Thanks for the responses. I’ll look at slowing it down a fraction. To be honest, I’m expecting half the visitors to the page in any month to be me, but there’s the potential to be a problem if it does prove popular.
I believe this is generally tracked at the client level, since the clients are making the requests. so if we’re both running the same thing, you get 1 request per second, and I get a separate 1 request per second. the only way additional users might become problematic is if they’re sharing the same connection somehow or if alunsalt’s website’s server is making the requests on behalf of the site’s users, which I don’t think is the case.
I generally wouldn’t worry too much about a third party website driving up additional traffic to iNaturalist via API. this particular site is already doing things as efficiently as possible probably, and I can’t image that many users using it to drive up traffic significantly, even if it is a useful tool.
This is a fun tool! But I tried it for my hometown Antequera (Spain) and it seems not to count everything. For example I have two observations of Cynoglossum cheirifolium this year in March and it says it hasn’t been observed yet.
I had hoped the link “view on iNaturalist” brings me to the mentioned observations, but it only goes to the taxon page.
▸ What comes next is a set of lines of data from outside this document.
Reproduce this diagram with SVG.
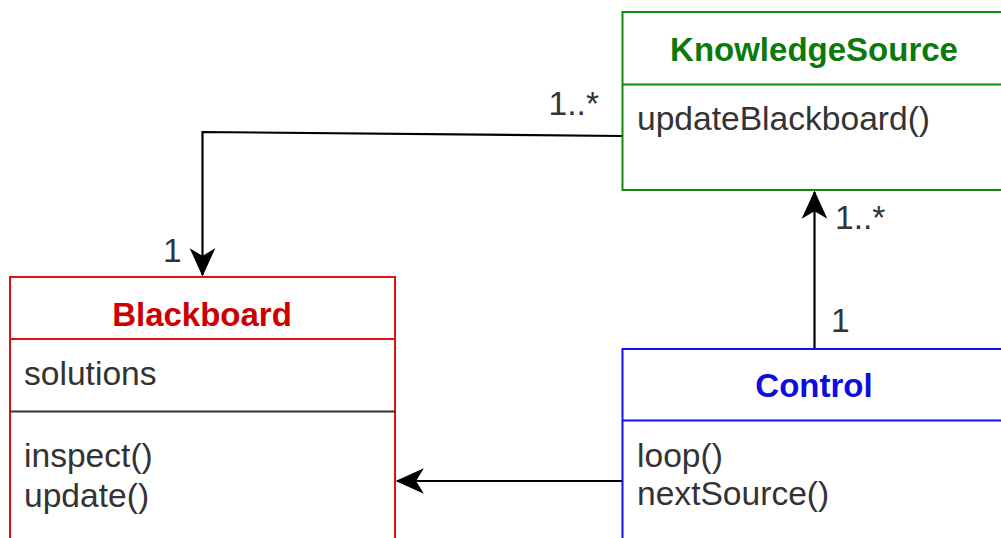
<svg xmlns="http://www.w3.org/2000/svg" width="1001" height="538" viewBox="0 0 1001 538">
<style>
text{font-family:"Liberation Sans",Arial,Helvetica,sans-serif;font-size:33.6px;fill:#333333}
.title{font-weight:bold;text-anchor:middle;font-size:33px}
.box{fill:#ffffff;stroke-width:2}
.conn{fill:none;stroke:#000000;stroke-width:2.2}
</style>
<defs>
<marker id="arrow" markerUnits="userSpaceOnUse" markerWidth="30" markerHeight="30" viewBox="-24 -12 26 24" refX="0" refY="0" orient="auto">
<path d="M0,0 L-22,-10 L-16,0 L-22,10 Z" fill="#000000" stroke="#000000" stroke-width="1" stroke-linejoin="miter"/>
</marker>
</defs>
<rect width="1001" height="538" fill="#ffffff"/>
<g id="connectors">
<path class="conn" d="M622,136 L202.5,132 L202.5,275" marker-end="url(#arrow)"/>
<path class="conn" d="M814.5,349 L814.5,192" marker-end="url(#arrow)"/>
<path class="conn" d="M622,481 L397,481" marker-end="url(#arrow)"/>
<text x="599" y="115" text-anchor="end">1..*</text>
<text x="163" y="262">1</text>
<text x="835" y="229">1..*</text>
<text x="831" y="332">1</text>
</g>
<g id="KnowledgeSource">
<rect class="box" x="622.5" y="12" width="400" height="178" stroke="#0f8a0f"/>
<line x1="622.5" y1="84.5" x2="1010" y2="84.5" stroke="#0f8a0f" stroke-width="2"/>
<text class="title" x="814" y="61" style="fill:#0b7a0b">KnowledgeSource</text>
<text x="637" y="130">updateBlackboard()</text>
</g>
<g id="Blackboard">
<rect class="box" x="10" y="277" width="385" height="280" stroke="#e01010"/>
<line x1="10" y1="339" x2="395" y2="339" stroke="#e01010" stroke-width="2"/>
<line x1="10" y1="411.5" x2="395" y2="411.5" stroke="#333333" stroke-width="2"/>
<text class="title" x="202" y="326" style="fill:#cc0000">Blackboard</text>
<text x="24" y="385">solutions</text>
<text x="24" y="467">inspect()</text>
<text x="24" y="507">update()</text>
</g>
<g id="Control">
<rect class="box" x="622.5" y="349" width="400" height="210" stroke="#1010f0"/>
<line x1="622.5" y1="420.5" x2="1010" y2="420.5" stroke="#1010f0" stroke-width="2"/>
<text class="title" x="814" y="397" style="fill:#0d0de0">Control</text>
<text x="637" y="467">loop()</text>
<text x="637" y="505">nextSource()</text>
</g>
</svg>
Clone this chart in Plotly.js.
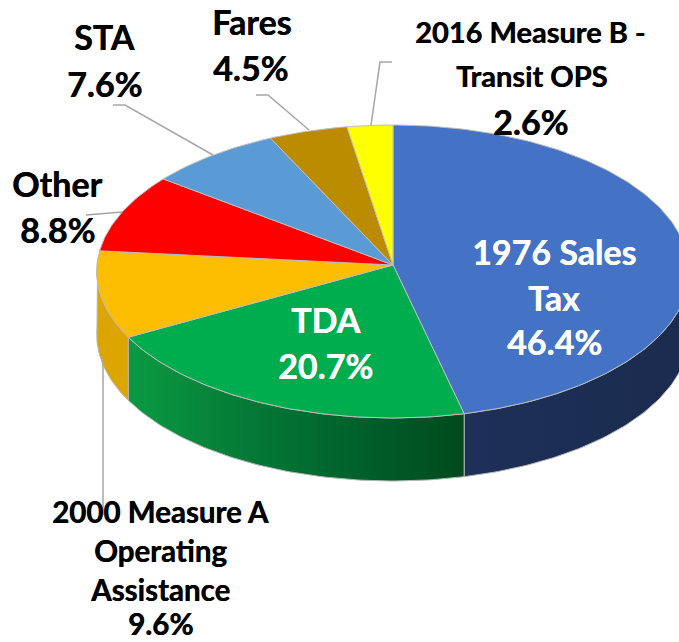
<!DOCTYPE html>
<html>
<head>
<meta charset="utf-8">
<script src="https://cdn.plot.ly/plotly-3.0.1.min.js"></script>
<style>html,body{margin:0;padding:0;background:#fff}</style>
</head>
<body>
<div id="chart" style="width:679px;height:642px"></div>
<script>
// Data, clockwise from 12 o'clock
const categories = ["1976 Sales Tax","TDA","2000 Measure A Operating Assistance","Other","STA","Fares","2016 Measure B - Transit OPS"];
const shares = [46.4,20.7,9.6,8.8,7.6,4.5,2.6];
const topColors = ["#4472C4","#00AD4E","#FDBD00","#FF0000","#5B9BD5","#BC8C00","#FFFF00"];

// Which slices show a rim wall, and its shading
const wallSlices = [0,1,2];
const wallLimit = {0:[88,null],1:[null,null],2:[null,272]};
const wallScales = {
  0:[[0,"#1E3058"],[1,"#1A2B4E"]],
  1:[[0,"#0B9A42"],[0.35,"#047A36"],[0.7,"#005F2B"],[1,"#004A1E"]],
  2:[[0,"#DDA500"],[1,"#DDA500"]]
};

// Projection of the tilted disc, in page pixels
const apex = {x:393,y:265}, radiusX = 296, radiusY = 146.2, perspective = 0.0444, depth = 63;
function rim(deg){
  const t = deg*Math.PI/180, u = Math.sin(t), v = -Math.cos(t), w = 1-perspective*v;
  return [apex.x+radiusX*u/w, apex.y+radiusY*v/w];
}
function arc(a,b){
  const pts=[], n=Math.max(2,Math.ceil(Math.abs(b-a)));
  for(let i=0;i<=n;i++) pts.push(rim(a+(b-a)*i/n));
  return pts;
}

const total = shares.reduce((s,v)=>s+v,0);
let cum = 0;
const bounds = shares.map(v=>{const a=cum/total*360; cum+=v; return [a,cum/total*360];});

const traces = [];
// walls
wallSlices.forEach(i=>{
  const a = wallLimit[i][0]===null?bounds[i][0]:wallLimit[i][0];
  const b = wallLimit[i][1]===null?bounds[i][1]:wallLimit[i][1];
  const top = arc(a,b), low = top.slice().reverse().map(p=>[p[0],p[1]+depth]);
  const poly = top.concat(low); poly.push(top[0]);
  const xs = poly.map(p=>p[0]);
  traces.push({type:"scatter",mode:"lines",x:xs,y:poly.map(p=>p[1]),fill:"toself",
    fillgradient:{type:"horizontal",colorscale:wallScales[i],start:Math.min(...xs),stop:Math.max(...xs)},
    line:{color:"#B4B4B4",width:1},hoverinfo:"skip",showlegend:false});
});
// top faces
shares.forEach((v,i)=>{
  const poly=[[apex.x,apex.y]].concat(arc(bounds[i][0],bounds[i][1]));
  poly.push([apex.x,apex.y]);
  traces.push({type:"scatter",mode:"lines",name:categories[i],x:poly.map(p=>p[0]),y:poly.map(p=>p[1]),
    fill:"toself",fillcolor:topColors[i],line:{color:"#BDBDBD",width:1},
    text:categories[i]+" "+v+"%",hoverinfo:"text",showlegend:false});
});

// Leader lines
const leaders = [
  [[113,105],[125,105],[213,155]],
  [[256,95],[268,95],[309,130]],
  [[392,62],[380,62],[371,125]],
  [[86,215],[122,212]],
  [[103,515],[103,357]]
];
leaders.forEach(l=>traces.push({type:"scatter",mode:"lines",x:l.map(p=>p[0]),y:l.map(p=>p[1]),
  line:{color:"#A6A6A6",width:1.5},hoverinfo:"skip",showlegend:false}));

// Labels: text, centre x, centre y, size, colour
const labels = [
  ["2016 Measure B -",530,31,29,"#000"],
  ["Transit OPS",531,75,29,"#000"],
  ["2.6%",530,121,34,"#000"],
  ["Fares",252,21,34,"#000"],
  ["4.5%",250,67,34,"#000"],
  ["STA",104,36,34,"#000"],
  ["7.6%",104,83,34,"#000"],
  ["Other",57,183,34,"#000"],
  ["8.8%",57,229,34,"#000"],
  ["1976 Sales",554,251,34,"#fff"],
  ["Tax",554,297,34,"#fff"],
  ["46.4%",554,341,34,"#fff"],
  ["TDA",325,319,34,"#fff"],
  ["20.7%",325,365,34,"#fff"],
  ["2000 Measure A",160,511,29.5,"#000"],
  ["Operating",160,550,29.5,"#000"],
  ["Assistance",160,589,29.5,"#000"],
  ["9.6%",160,623,29.5,"#000"]
];
const annotations = labels.map(l=>({text:"<b>"+l[0]+"</b>",x:l[1],y:l[2],xref:"x",yref:"y",
  xanchor:"center",yanchor:"middle",showarrow:false,
  font:{family:"Lato, Carlito, sans-serif",size:l[3],color:l[4],shadow:"0.4px 0 0 "+l[4]}}));

const hidden = {visible:false,fixedrange:true};
Plotly.newPlot("chart",traces,{
  width:679,height:642,margin:{l:0,r:0,t:0,b:0},
  paper_bgcolor:"#fff",plot_bgcolor:"#fff",showlegend:false,
  xaxis:Object.assign({range:[0,679]},hidden),
  yaxis:Object.assign({range:[642,0]},hidden),
  annotations
},{displayModeBar:false});
</script>
</body>
</html>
The issue is that the predicted species list is built by subtracting this year’s top 10 species (default is 10 species, can also choose 20 or 30) from the historic species list. So if C. cheirifolium is the 12th top species for this year and you’re using the default of 10 top species, then the page thinks that it’s unseen for this year. If you make the radius small enough and/or expand to 20 or 30 species, you can get C. cheirifolium to appear in this year’s seen list instead of the predicted list.
Probably the page should expand the definition of “seen this year” beyond the top 10/20/30 species.
Being photographed now
The top N species observed at the location
Targets to look for
These are things in the top 200 observations that aren’t in the top N, sorted by historical observations for the next X weeks. These should be things that are out now, but in their earliest phases of display.
Predicted
These are species in the top 200 in historical data without observations this year.
If a species has observations, it will link to a search page with the relevant location and search radius, following Susanne’s suggestion.
I’ve batched searches where possible. There are some taxa like Scilla forbesii where all the suggested photos are copyright, despite there being CC licenced images on site. These have to be pulled separately, but they should be rare.
I’ve also fixed the CC 0 crediting error. I’d seen it in the Welsh page, but hadn’t fixed it for the English site. I’ve also excluded ND licenced images, to make sure I’m not breaking that licence.
Thanks to everyone for their comments, it’s now a lot better than it was.